Prompt generation pipeline
Prompt generation pipeline with CLIP/open_clip classification and Qwen3-VL captioning.

What PAM changes

+18.89%
Depth RMSE improvement of PAM60K over Tune60K (lower is better, relative gain shown).
+17.04%
Object-preservation F1 improvement of PAM60K over Tune60K.
All four
Semantic, depth, edge, and object-preservation structure metrics improve when PAM is added.

Results

The project focuses on structure-preserving augmentation for high-level driving tasks, so semantic-only scores are not the whole story. The important question is whether geometry, object presence, contours, and realism are preserved together.

Qualitative tuning comparison
Qualitative comparison across training progress and prior-work baselines.
Qualitative PAM comparison
Qualitative comparison showing the effect of PAM on distant structure preservation.
Pretraining impact
Pretraining improves structure preservation relative to the from-scratch setting.
Zoomed PAM improvement
Zoomed example: PAM improves distant road continuity and local structural consistency.
Category Metric PAM60K Tune60K DGInStyle Best among ours
Semantic Segmentation mIoU ↑ 0.3310 0.3115 0.3722 0.3310
Depth RMSE ↓ 27.77 33.02 36.71 27.77
Edge L1 Error ↓ 0.04493 0.04561 0.09176 0.04493
Object Preservation F1 ↑ 0.1071 0.0889 0.0790 0.1071
Reality CLIP-CMMD ↓ 0.1794 0.1738 0.2710 0.1738
Diversity 1-MS-SSIM ↑ 0.8480 0.8497 0.9240 0.8497
Text Alignment R-Precision@1 ↑ 0.3258 0.3563 0.3606 0.3563

Interpretation: AtteConDA is strongest when the target is not only semantic layout fidelity but also geometry, contour preservation, object presence, and realism.

Scaling structure metrics
Scaling behavior for structure-related metrics.
Scaling quality metrics
Scaling behavior for quality, realism, diversity, and text-alignment metrics.

Released models

The Hugging Face collection already groups the released checkpoints. Model-card templates are included in the repository for each public release.

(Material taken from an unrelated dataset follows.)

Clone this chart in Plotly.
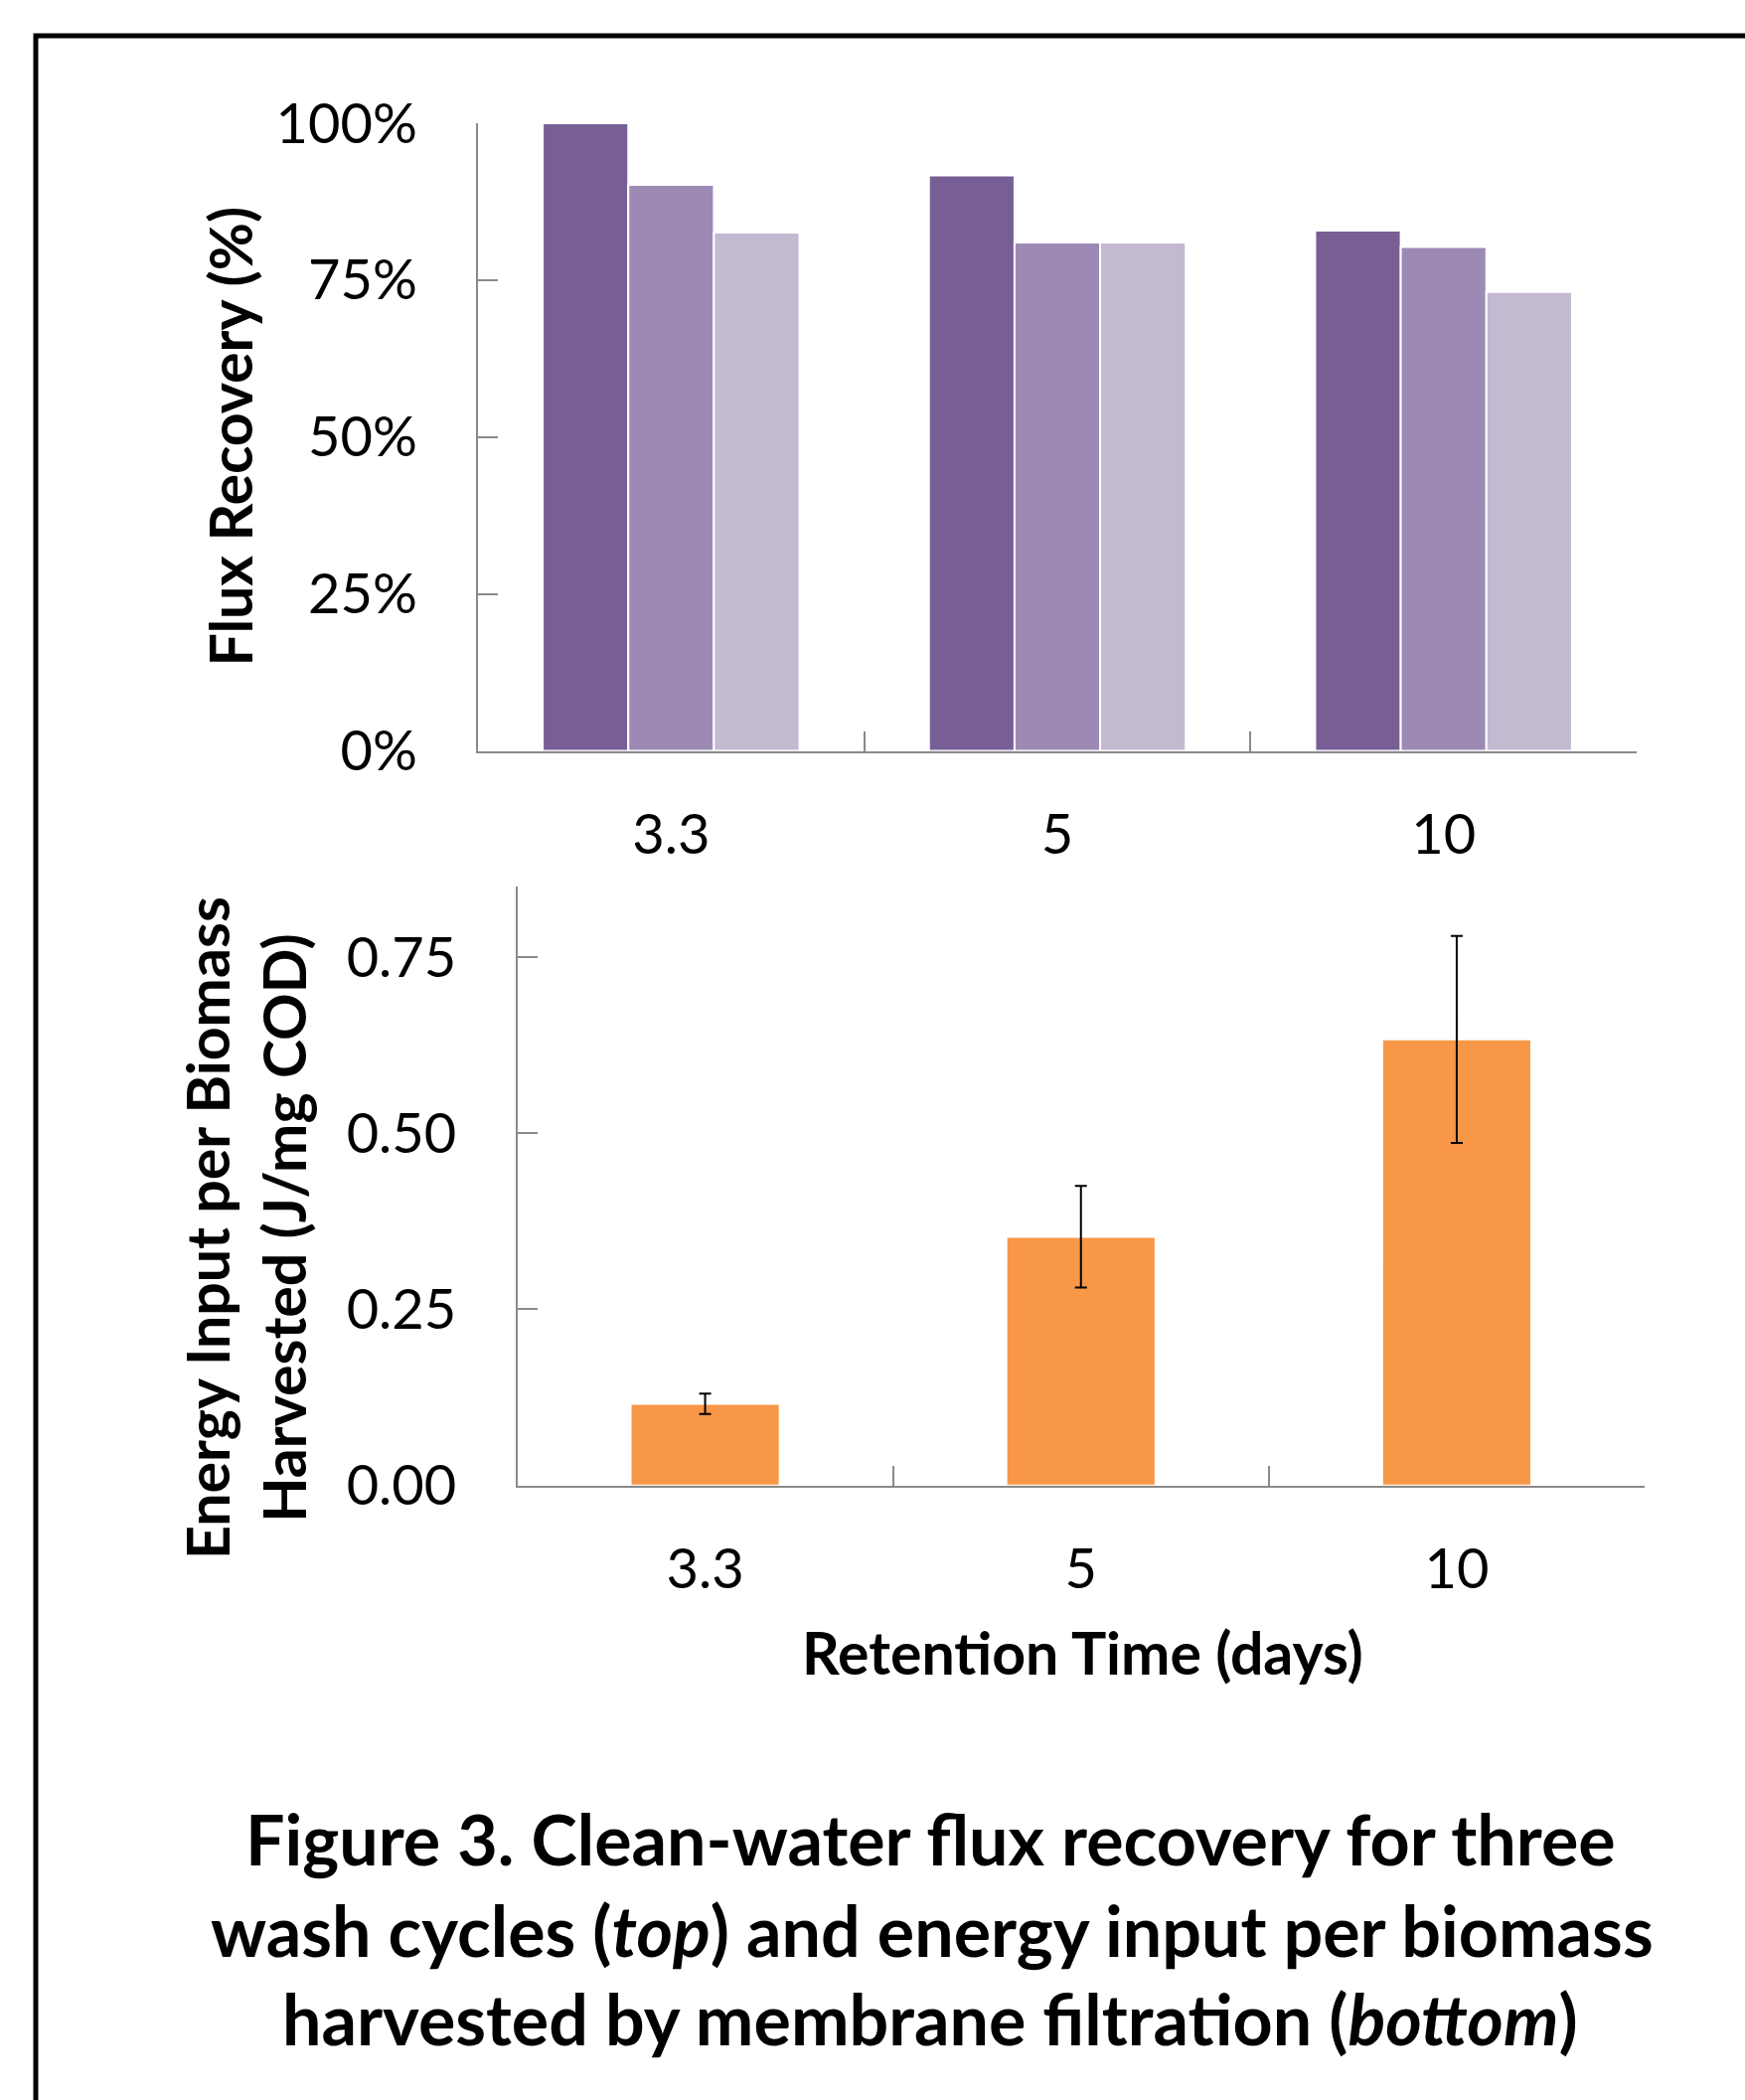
import plotly.graph_objects as go

# Retention times (days) shared by both panels
retention = ["3.3", "5", "10"]

# Clean-water flux recovery after each wash cycle (fraction of initial flux)
wash_1 = [1.00, 0.917, 0.829]
wash_2 = [0.902, 0.810, 0.803]
wash_3 = [0.826, 0.810, 0.731]

# Energy input per biomass harvested (J/mg COD) with error bar half-widths
energy = [0.116, 0.353, 0.633]
energy_err = [0.0145, 0.072, 0.147]

FONT = "Lato"
AXIS_GREY = "#8a8a8a"
PURPLES = ["#775f96", "#9c8ab4", "#c3b9d1"]
ORANGE = "#f79747"

W, H = 1756, 2113


def px_x(x):
    return x / W


def px_y(y):
    return 1 - y / H


fig = go.Figure()

for vals, col, name in zip([wash_1, wash_2, wash_3], PURPLES, ["Wash 1", "Wash 2", "Wash 3"]):
    fig.add_trace(go.Bar(
        x=retention, y=vals, name=name,
        marker=dict(color=col, line=dict(color="white", width=2)),
        xaxis="x", yaxis="y", cliponaxis=False, showlegend=False,
    ))

fig.add_trace(go.Bar(
    x=retention, y=energy, name="Energy",
    marker=dict(color=ORANGE, line=dict(color="white", width=2)),
    error_y=dict(type="data", array=energy_err, color="black", thickness=2, width=6),
    xaxis="x2", yaxis="y2", width=0.397, showlegend=False,
))

tick_font = dict(family=FONT, size=56, color="black")

common_axis = dict(
    showline=True, linecolor=AXIS_GREY, linewidth=2,
    showgrid=False, zeroline=False, automargin=False,
    ticks="inside", ticklen=20, tickwidth=2, tickcolor=AXIS_GREY,
    tickfont=tick_font,
)

fig.update_layout(
    width=W, height=H,
    margin=dict(l=0, r=0, t=0, b=0, autoexpand=False),
    paper_bgcolor="white", plot_bgcolor="white",
    barmode="group", bargap=0.335, bargroupgap=0,
    xaxis=dict(
        domain=[px_x(481), px_x(1647)], anchor="y",
        type="category", tickson="boundaries", ticklabelstandoff=34,
        **common_axis,
    ),
    yaxis=dict(
        domain=[px_y(755.5), px_y(124)], anchor="x",
        range=[0, 1], tickvals=[0, 0.25, 0.5, 0.75, 1.0], tickformat=".0%",
        ticklabelstandoff=48,
        **common_axis,
    ),
    xaxis2=dict(
        domain=[px_x(520.5), px_x(1655)], anchor="y2",
        type="category", tickson="boundaries", ticklabelstandoff=34,
        **common_axis,
    ),
    yaxis2=dict(
        domain=[px_y(1494.7), px_y(892)], anchor="x2",
        range=[0, 0.85], tickvals=[0, 0.25, 0.5, 0.75], tickformat=".2f",
        ticklabelstandoff=48,
        **common_axis,
    ),
)

title_font = dict(family=FONT, size=59, color="black")
cap_font = dict(family=FONT, size=70, color="black")

annotations = [
    dict(text="<b>Flux Recovery (%)</b>", x=px_x(231), y=px_y(439.5), textangle=-90,
         font=title_font),
    dict(text="<b>Energy Input per Biomass<br>Harvested (J/mg COD)</b>",
         x=px_x(247), y=px_y(1236), textangle=-90, font=title_font),
    dict(text="<b>Retention Time (days)</b>", x=px_x(1089), y=px_y(1662),
         font=title_font),
    dict(text="<b>Figure 3. Clean-water flux recovery for three</b>",
         x=px_x(936), y=px_y(1850), font=cap_font),
    dict(text="<b>wash cycles (<i>top</i>) and energy input per biomass</b>",
         x=px_x(938), y=px_y(1942), font=cap_font),
    dict(text="<b>harvested by membrane filtration (<i>bottom</i>)</b>",
         x=px_x(936), y=px_y(2031), font=cap_font),
]
for a in annotations:
    a.update(xref="paper", yref="paper", showarrow=False,
             xanchor="center", yanchor="middle")
fig.update_layout(annotations=annotations)

# Black frame around the figure panel
fig.add_shape(type="rect", xref="paper", yref="paper",
              x0=px_x(36), y0=px_y(36), x1=1.02, y1=-0.02,
              line=dict(color="black", width=5), fillcolor="rgba(0,0,0,0)")

fig.write_html("out.html")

Paper name Model name Link
FullScratch30K AtteConDA-SDE-Scratch-30K Open
Tune30K AtteConDA-SDE-UniCon-30K Open
Tune60K AtteConDA-SDE-UniCon-60K Open
Tune90K AtteConDA-SDE-UniCon-90K Open
PAM60K AtteConDA-SDE-UniCon-60K-PAM Open
Initialization checkpoint AtteConDA-SDE-UniCon-Init Open

Acknowledgements

Direct upstream codebases

  • Uni-ControlNet
  • DGInStyle

Runtime models and tools

  • Stable Diffusion v1.5 family
  • OneFormer
  • Metric3D / Metric3Dv2
  • Grounding DINO
  • CLIP / open_clip
  • Qwen3-VL
  • LPIPS / AlexNet
  • Tesseract OCR

PixelPonder is acknowledged as paper-level inspiration for dynamic multi-condition conflict handling. This release does not claim code provenance from an unlicensed source tree.

Citation

The paper release is planned later. Until then, please cite the software / project release.

@misc{noguchi2026atteconda,
  title        = {AtteConDA: Attention-Based Conflict Suppression in Multi-Condition Diffusion Models and Synthetic Data Augmentation},
  author       = {Shogo Noguchi},
  year         = {2026},
  howpublished = {GitHub repository},
  note         = {Gunma University}
}

Some figure labels and internal filenames are still being translated from the original Japanese thesis draft. The repository keeps them for reproducibility first, then improves the English presentation incrementally.